====== Data segment ======

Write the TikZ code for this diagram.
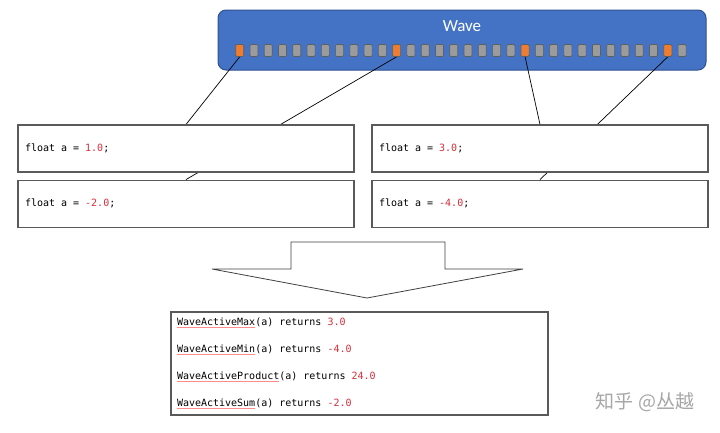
\documentclass[tikz,border=0pt]{standalone}
\usepackage{fontspec}
\setmainfont{Carlito}
\newfontfamily\codefont{DejaVu Sans Mono}
\newfontfamily\cjkfont{Noto Sans CJK SC}
\usepackage{tikz}
\usetikzlibrary{positioning}

\definecolor{wavefill}{HTML}{4472C4}
\definecolor{waveedge}{HTML}{2F528F}
\definecolor{lanegray}{HTML}{9B9B9B}
\definecolor{laneedge}{HTML}{5F5F5F}
\definecolor{laneorange}{HTML}{ED7D31}
\definecolor{numred}{HTML}{D62F3C}
\definecolor{boxedge}{HTML}{5A5A5A}

\newcommand{\num}[1]{\textcolor{numred}{#1}}
\newcommand{\fn}[1]{\textcolor{red!45}{\underline{\textcolor{black}{#1}}}}

\pgfdeclarelayer{waveback}
\pgfdeclarelayer{links}
\pgfsetlayers{waveback,links,main}

\begin{document}
\begin{tikzpicture}[
        x=1pt, y=-1pt,
        node distance=7pt and 18pt,
        wavebox/.style={rectangle, rounded corners=8pt, draw=waveedge, line width=1pt, fill=wavefill, minimum width=488pt, minimum height=60pt},
        wavetitle/.style={text=white, font=\fontsize{17}{20}\selectfont},
        lane/.style={rectangle, rounded corners=1.2pt, draw=laneedge, line width=0.6pt, minimum width=8pt, minimum height=12pt, inner sep=0pt},
        codebox/.style={rectangle, draw=boxedge, line width=1.1pt, fill=white, minimum height=47pt, text width=322pt, inner xsep=7pt, align=flush left, font=\codefont\fontsize{10}{12}\selectfont},
        resultbox/.style={rectangle, draw=boxedge, line width=1.1pt, fill=white, minimum height=103pt, text width=365pt, inner xsep=6pt, align=flush left, font=\codefont\fontsize{10}{27}\selectfont},
        bigarrow/.style={draw=black!75, line width=0.8pt, fill=white, line join=miter},
        link/.style={draw=black, line width=0.7pt},
        credit/.style={text=black!35, font=\cjkfont\fontsize{19}{19}\selectfont}
    ]
        \useasboundingbox (0,0) rectangle (720,432);

        % the wave and its 32 lanes
        \begin{pgfonlayer}{waveback}
            \node[wavebox] (wave) at (462,40) {};
        \end{pgfonlayer}
        \node[wavetitle] (wavetitle) at (462,26) {Wave};
        \foreach \i in {0,...,31} {
            \pgfmathtruncatemacro\hot{(\i==0)+(\i==11)+(\i==20)+(\i==30)}
            \ifnum\hot>0 \colorlet{lanefill}{laneorange}\else \colorlet{lanefill}{lanegray}\fi
            \node[lane, fill=lanefill] (lane\i) at ({239.7+\i*14.27},50.5) {};
        }

        % values held by the active lanes
        \node[codebox] (valA) at (186,148.5) {float a = \num{1.0};};
        \node[codebox, below=of valA] (valB) {float a = \num{-2.0};};
        \node[codebox] (valC) at (540,148.5) {float a = \num{3.0};};
        \node[codebox, below=of valC] (valD) {float a = \num{-4.0};};

        \begin{pgfonlayer}{links}
            \draw[link] (lane0.south) -- (valA.north);
            \draw[link] (lane11.south) -- (valB.north);
            \draw[link] (lane20.south) -- (valC.north);
            \draw[link] (lane30.south) -- (valD.north);
        \end{pgfonlayer}

        % reduction
        \draw[bigarrow] (291,242) -- (445,242) -- (445,269) -- (523,269) -- (367,298) -- (212,269) -- (291,269) -- cycle;

        \node[resultbox] (results) at (359.5,363.5) {%
            \fn{WaveActiveMax}(a) returns \num{3.0}\\
            \fn{WaveActiveMin}(a) returns \num{-4.0}\\
            \fn{WaveActiveProduct}(a) returns \num{24.0}\\
            \fn{WaveActiveSum}(a) returns \num{-2.0}};

        \node[credit] (credit) at (645,402) {知乎 @丛越};
    \end{tikzpicture}
\end{document}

======

Every line of the data should be copied as it stands, without the images.

Write the TikZ code for this diagram.
\documentclass[tikz,border=0pt]{standalone}
\usepackage{fontspec}
\setmainfont{Carlito}
\newfontfamily\codefont{DejaVu Sans Mono}
\newfontfamily\cjkfont{Noto Sans CJK SC}
\usepackage{tikz}
\usetikzlibrary{positioning}

\definecolor{wavefill}{HTML}{4472C4}
\definecolor{waveedge}{HTML}{2F528F}
\definecolor{lanegray}{HTML}{9B9B9B}
\definecolor{laneedge}{HTML}{5F5F5F}
\definecolor{laneorange}{HTML}{ED7D31}
\definecolor{numred}{HTML}{D62F3C}
\definecolor{boxedge}{HTML}{5A5A5A}

\newcommand{\num}[1]{\textcolor{numred}{#1}}
\newcommand{\fn}[1]{\textcolor{red!45}{\underline{\textcolor{black}{#1}}}}

\pgfdeclarelayer{waveback}
\pgfdeclarelayer{links}
\pgfsetlayers{waveback,links,main}

\begin{document}
\begin{tikzpicture}[
        x=1pt, y=-1pt,
        node distance=7pt and 18pt,
        wavebox/.style={rectangle, rounded corners=8pt, draw=waveedge, line width=1pt, fill=wavefill, minimum width=488pt, minimum height=60pt},
        wavetitle/.style={text=white, font=\fontsize{17}{20}\selectfont},
        lane/.style={rectangle, rounded corners=1.2pt, draw=laneedge, line width=0.6pt, minimum width=8pt, minimum height=12pt, inner sep=0pt},
        codebox/.style={rectangle, draw=boxedge, line width=1.1pt, fill=white, minimum height=47pt, text width=322pt, inner xsep=7pt, align=flush left, font=\codefont\fontsize{10}{12}\selectfont},
        resultbox/.style={rectangle, draw=boxedge, line width=1.1pt, fill=white, minimum height=103pt, text width=365pt, inner xsep=6pt, align=flush left, font=\codefont\fontsize{10}{27}\selectfont},
        bigarrow/.style={draw=black!75, line width=0.8pt, fill=white, line join=miter},
        link/.style={draw=black, line width=0.7pt},
        credit/.style={text=black!35, font=\cjkfont\fontsize{19}{19}\selectfont}
    ]
        \useasboundingbox (0,0) rectangle (720,432);

        % the wave and its 32 lanes
        \begin{pgfonlayer}{waveback}
            \node[wavebox] (wave) at (462,40) {};
        \end{pgfonlayer}
        \node[wavetitle] (wavetitle) at (462,26) {Wave};
        \foreach \i in {0,...,31} {
            \pgfmathtruncatemacro\hot{(\i==0)+(\i==11)+(\i==20)+(\i==30)}
            \ifnum\hot>0 \colorlet{lanefill}{laneorange}\else \colorlet{lanefill}{lanegray}\fi
            \node[lane, fill=lanefill] (lane\i) at ({239.7+\i*14.27},50.5) {};
        }

        % values held by the active lanes
        \node[codebox] (valA) at (186,148.5) {float a = \num{1.0};};
        \node[codebox, below=of valA] (valB) {float a = \num{-2.0};};
        \node[codebox] (valC) at (540,148.5) {float a = \num{3.0};};
        \node[codebox, below=of valC] (valD) {float a = \num{-4.0};};

        \begin{pgfonlayer}{links}
            \draw[link] (lane0.south) -- (valA.north);
            \draw[link] (lane11.south) -- (valB.north);
            \draw[link] (lane20.south) -- (valC.north);
            \draw[link] (lane30.south) -- (valD.north);
        \end{pgfonlayer}

        % reduction
        \draw[bigarrow] (291,242) -- (445,242) -- (445,269) -- (523,269) -- (367,298) -- (212,269) -- (291,269) -- cycle;

        \node[resultbox] (results) at (359.5,363.5) {%
            \fn{WaveActiveMax}(a) returns \num{3.0}\\
            \fn{WaveActiveMin}(a) returns \num{-4.0}\\
            \fn{WaveActiveProduct}(a) returns \num{24.0}\\
            \fn{WaveActiveSum}(a) returns \num{-2.0}};

        \node[credit] (credit) at (645,402) {知乎 @丛越};
    \end{tikzpicture}
\end{document}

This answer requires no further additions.